Shares of Bangalore-based technology consulting company Infosys (INFY -0.81%) were trading as much as 9% lower on Friday morning. Nervous investors took the stock lower as CEO Vishal Sikka unexpectedly announced his resignation from Infosys' executive team.

Sikka is stepping back to an executive vice chairman's role for now. Interim CEO Pravin Rao will technically report to Sikka until a permanent replacement has been found and vetted, so the exiting CEO will still have some influence over the short-term direction of Infosys.

What's going on?

Sikka has been locking horns with Infosys' founding fathers, led by former chairman Narayana Murthy. In a February interview with India Times, Murthy blasted the state of Infosys' corporate governance practices and Sikka's inflated compensation package. The company's co-founders still own about 13% of Infosys, so they should expect to be taken seriously in the boardroom. The company has largely avoided acting on recent suggestions and board appointment nominations from Murthy and his fellow founders, so the proposals have kept coming.

Sikka's letter of resignation after three years on the job referred to this pressure as a "constant drumbeat of the same issues over and over again, while ignoring and undermining the good work that has been done." Citing "malicious and increasingly personal attacks" that have proven false in official investigations, Sikka said that these distractions have made it difficult to focus on the job at hand.
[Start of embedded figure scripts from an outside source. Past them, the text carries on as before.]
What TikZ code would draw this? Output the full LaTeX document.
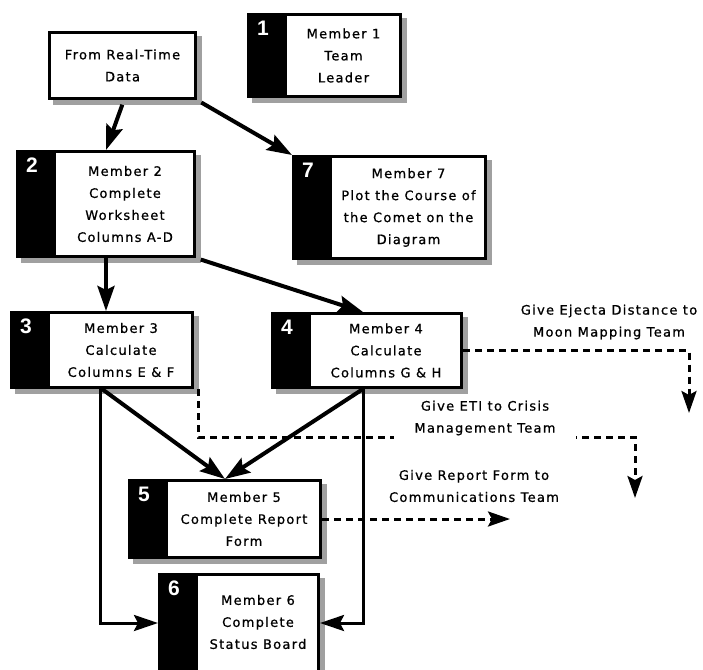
\documentclass[tikz,border=0pt]{standalone}
\usepackage{fontspec}
\setmainfont{DejaVu Sans}[LetterSpace=10,FakeBold=0.8]
\newfontfamily\numfont{Liberation Sans}
\usetikzlibrary{arrows.meta,calc,backgrounds}
\definecolor{shadowgray}{HTML}{A0A0A0}
\begin{document}
\begin{tikzpicture}[x=1pt,y=-1pt,
  frame/.style={draw=black,line width=3pt,fill=white,inner sep=0pt,outer sep=1.5pt,anchor=north west},
  teambox/.style={frame,path picture={\fill[black] (path picture bounding box.north west) rectangle ([xshift=38pt]path picture bounding box.south west);}},
  txt/.style={align=center,font=\fontsize{13}{22}\selectfont,inner sep=0pt},
  num/.style={anchor=north west,inner sep=0pt,text=white,font=\numfont\bfseries\fontsize{21}{21}\selectfont},
  note/.style={txt},
  flow/.style={line width=4pt,-{Stealth[length=25pt,width=17pt,inset=4pt]}},
  side/.style={line width=3pt,-{Stealth[length=24pt,width=16pt,inset=4pt]}},
  handoff/.style={line width=3pt,dash pattern=on 7pt off 5pt,-{Stealth[length=22pt,width=15pt,inset=4pt]}},
]
\useasboundingbox (0,0) rectangle (703,669);

% boxes
\node[frame,minimum width=146pt,minimum height=66pt] (data) at (48,31) {};
\node[txt] (datat) at (data.center) {From Real-Time\\Data};

\node[teambox,minimum width=152pt,minimum height=82pt] (b1) at (247,13) {};
\node[txt] (b1t) at ([xshift=19pt]b1.center) {Member 1\\Team\\Leader};
\node[num] (n1) at ([shift={(10,8)}]b1.north west) {1};

\node[teambox,minimum width=177pt,minimum height=105pt] (b2) at (16,150) {};
\node[txt] (b2t) at ([xshift=19pt]b2.center) {Member 2\\Complete\\Worksheet\\Columns A-D};
\node[num] (n2) at ([shift={(10,8)}]b2.north west) {2};

\node[teambox,minimum width=192pt,minimum height=102pt] (b7) at (292,155) {};
\node[txt] (b7t) at ([xshift=19pt]b7.center) {Member 7\\Plot the Course of\\the Comet on the\\Diagram};
\node[num] (n7) at ([shift={(10,8)}]b7.north west) {7};

\node[teambox,minimum width=181pt,minimum height=75pt] (b3) at (10,311) {};
\node[txt] (b3t) at ([xshift=19pt]b3.center) {Member 3\\Calculate\\Columns E \& F};
\node[num] (n3) at ([shift={(10,8)}]b3.north west) {3};

\node[teambox,minimum width=189pt,minimum height=74pt] (b4) at (271,312) {};
\node[txt] (b4t) at ([xshift=19pt]b4.center) {Member 4\\Calculate\\Columns G \& H};
\node[num] (n4) at ([shift={(10,8)}]b4.north west) {4};

\node[teambox,minimum width=191pt,minimum height=77pt] (b5) at (128,479) {};
\node[txt] (b5t) at ([xshift=19pt]b5.center) {Member 5\\Complete Report\\Form};
\node[num] (n5) at ([shift={(10,8)}]b5.north west) {5};

\node[teambox,minimum width=159pt,minimum height=97pt] (b6) at (158,573) {};
\node[txt] (b6t) at ([xshift=19pt,yshift=1pt]b6.center) {Member 6\\Complete\\Status Board};
\node[num] (n6) at ([shift={(10,8)}]b6.north west) {6};

% shadows
\begin{scope}[on background layer]
  \fill[white] (0,0) rectangle (703,669);
  \foreach \b in {data,b1,b2,b7,b3,b4,b5,b6}
    \fill[shadowgray] ([shift={(5,5)}]\b.north west) rectangle ([shift={(5,5)}]\b.south east);
\end{scope}

% solid connectors
\draw[flow,shorten <=5pt] ([xshift=1.5pt]data.south) -- (b2.north);
\draw[flow,shorten <=5pt] (data.south east) -- (b7.north west);
\draw[flow] (b2.south) -- (b2.south |- b3.north);
\draw[flow,shorten <=5pt] (b2.south east) -- ([xshift=-4pt]b4.north);
\draw[flow] (b3.south) -- (b5.north);
\draw[flow] ([xshift=-4pt]b4.south) -- (b5.north);
\draw[side] ([xshift=-2pt]b3.south) |- (b6.west);
\draw[side] ([xshift=-4pt]b4.south) |- (b6.east);

% hand-offs
\coordinate (moon) at (689,413);
\coordinate (eti) at (635,498);
\coordinate (comm) at (510,519);
\draw[handoff] (b4.east) -| (moon);
\draw[handoff] ([xshift=4pt]b3.south east) |- ($(eti)+(0,-61)$) -- (eti);
\draw[handoff] (b5.east) -- (comm);

\node[note] (moonlbl) at (609,322) {Give Ejecta Distance to\\Moon Mapping Team};
\node[note,fill=white,inner xsep=20pt,inner ysep=6pt] (etilbl) at (485,418) {Give ETI to Crisis\\Management Team};
\node[note] (commlbl) at (474,486) {Give Report Form to\\Communications Team};
\end{tikzpicture}
\end{document}
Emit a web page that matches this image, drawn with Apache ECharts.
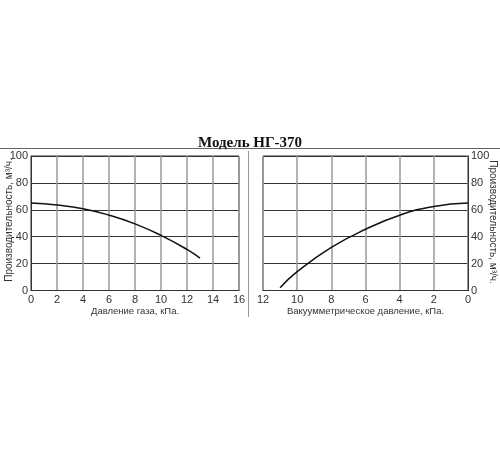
<!DOCTYPE html>
<html><head><meta charset="utf-8">
<script src="https://cdn.jsdelivr.net/npm/echarts@6/dist/echarts.min.js"></script>
<style>html,body{margin:0;padding:0;background:#fff}#c{width:500px;height:450px}</style>
</head><body><div id="c"></div>
<script>
var titleText = 'Модель НГ-370';
var yTitle = 'Производительность, м³/ч.';
var leftXTitle = 'Давление газа, кПа.';
var rightXTitle = 'Вакуумметрическое давление, кПа.';
var leftX = [0, 2, 4, 6, 8, 10, 12, 13];
var leftY = [65, 63.5, 60.8, 56, 49.5, 41, 30.5, 24];
var rightX = [11, 10, 8, 6, 4, 2, 0];
var rightY = [2, 14, 32, 45.5, 56, 62.5, 65];

var chart = echarts.init(document.getElementById('c'));
var font = 'Liberation Sans, Arial, sans-serif';
function xAx(idx, name, inverse, max){
  return {type:'value', gridIndex:idx, min:0, max:max, interval:2, inverse:inverse,
    name:name, nameLocation:'middle', nameGap:14,
    nameTextStyle:{fontFamily:font, fontSize:9.5, color:'#333'},
    axisLine:{show:true, lineStyle:{color:'#333', width:1}}, axisTick:{show:false},
    axisLabel:{fontFamily:font, fontSize:11, color:'#333', margin:4},
    splitLine:{show:true, lineStyle:{color:'#999', width:1.5}}};
}
function yAx(idx, pos){
  return {type:'value', gridIndex:idx, min:0, max:100, interval:20, position:pos,
    axisLine:{show:true, lineStyle:{color:'#333', width:1}}, axisTick:{show:false},
    axisLabel:{fontFamily:font, fontSize:11, color:'#333', margin:3},
    splitLine:{show:true, lineStyle:{color:'#333', width:1}}};
}
var nameStyle = {text:yTitle, fontFamily:font, fontSize:10, fill:'#333', align:'center', verticalAlign:'middle'};
chart.setOption({
  animation:false,
  title:{text:titleText, left:'center', top:131, textStyle:{fontFamily:'Liberation Serif, Times New Roman, serif', fontWeight:'bold', fontSize:15, color:'#111'}},
  grid:[{left:31, right:261, top:156, height:134.5, show:true, borderColor:'#333', borderWidth:1, containLabel:false, outerBoundsMode:'none'},
        {left:263, right:32, top:156, height:134.5, show:true, borderColor:'#333', borderWidth:1, containLabel:false, outerBoundsMode:'none'}],
  xAxis:[xAx(0, leftXTitle, false, 16), xAx(1, rightXTitle, true, 12)],
  yAxis:[yAx(0, 'left'), yAx(1, 'right')],
  graphic:[
    {type:'line', shape:{x1:0, y1:148.5, x2:500, y2:148.5}, style:{stroke:'#666', lineWidth:1}},
    {type:'line', shape:{x1:248.5, y1:151, x2:248.5, y2:317}, style:{stroke:'#999', lineWidth:1}},
    {type:'text', x:9, y:220, rotation:Math.PI/2, style:nameStyle},
    {type:'text', x:493, y:222, rotation:-Math.PI/2, style:nameStyle}
  ],
  series:[
    {type:'line', xAxisIndex:0, yAxisIndex:0, data:leftX.map(function(x,i){return [x,leftY[i]];}), smooth:true, showSymbol:false, lineStyle:{color:'#111', width:1.5}},
    {type:'line', xAxisIndex:1, yAxisIndex:1, data:rightX.map(function(x,i){return [x,rightY[i]];}), smooth:true, showSymbol:false, lineStyle:{color:'#111', width:1.5}}
  ]
});
</script></body></html>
"The structural challenges this engenders within the organization, has a very damaging effect on our ability to carry out any kind of a transformation, especially one that is as fundamental as transforming from a cost-oriented to an innovation-oriented value delivery to clients," Sikka stated.

Along the way, Sikka's letter mentioned the rise of artificial intelligence and automation, Brexit, President Donald Trump, and the recent violence in Charlottesville. It got both emotional and personal, reflecting a difficult decision process.

A man in a blue business shirt stands with his back to the viewer, scratching his head over two white arrows on the wall in from of him pointing in opposite directions.

Image source: Getty Images.

What's next for Infosys?

The company's official acceptance of Sikka's withdrawal attempted to smooth over the rough patches a bit. That document noted Sikka's achievements as the first non-founder CEO of Infosys, like a 24% increase in annual revenues and rising profit margins during his three-year tenure. Coming from a highly technical background, including 12 years as the chief technology officer at German IT giant SAP (SAP 5.52%), Sikka turned Infosys' focus away from cost-cutting and toward driving positive growth via innovation.

That attitude should remain as long as he holds that vice chairmanship at Infosys, and a generally Sikka-friendly board is likely to pick a new CEO with similar long-term interests. Several large shareholders have already stated their support of Sikka's management style, so Murthy and friends can expect some pushback if they attempt to regain control of the company they created.

After this sudden price drop, Infosys shares are trading at the lowest P/E ratios seen since before Sikka took the helm. Sales and EBITDA profits have posted steady gains over the last three years, but share prices have not followed suit.

So this price drop could be seen as a buy-in opportunity, but only if you are comfortable with the assumption that Infosys will continue down the innovation-powered path that Sikka started to explore. That's not a guarantee, even if the deck seems to be stacked in his favor.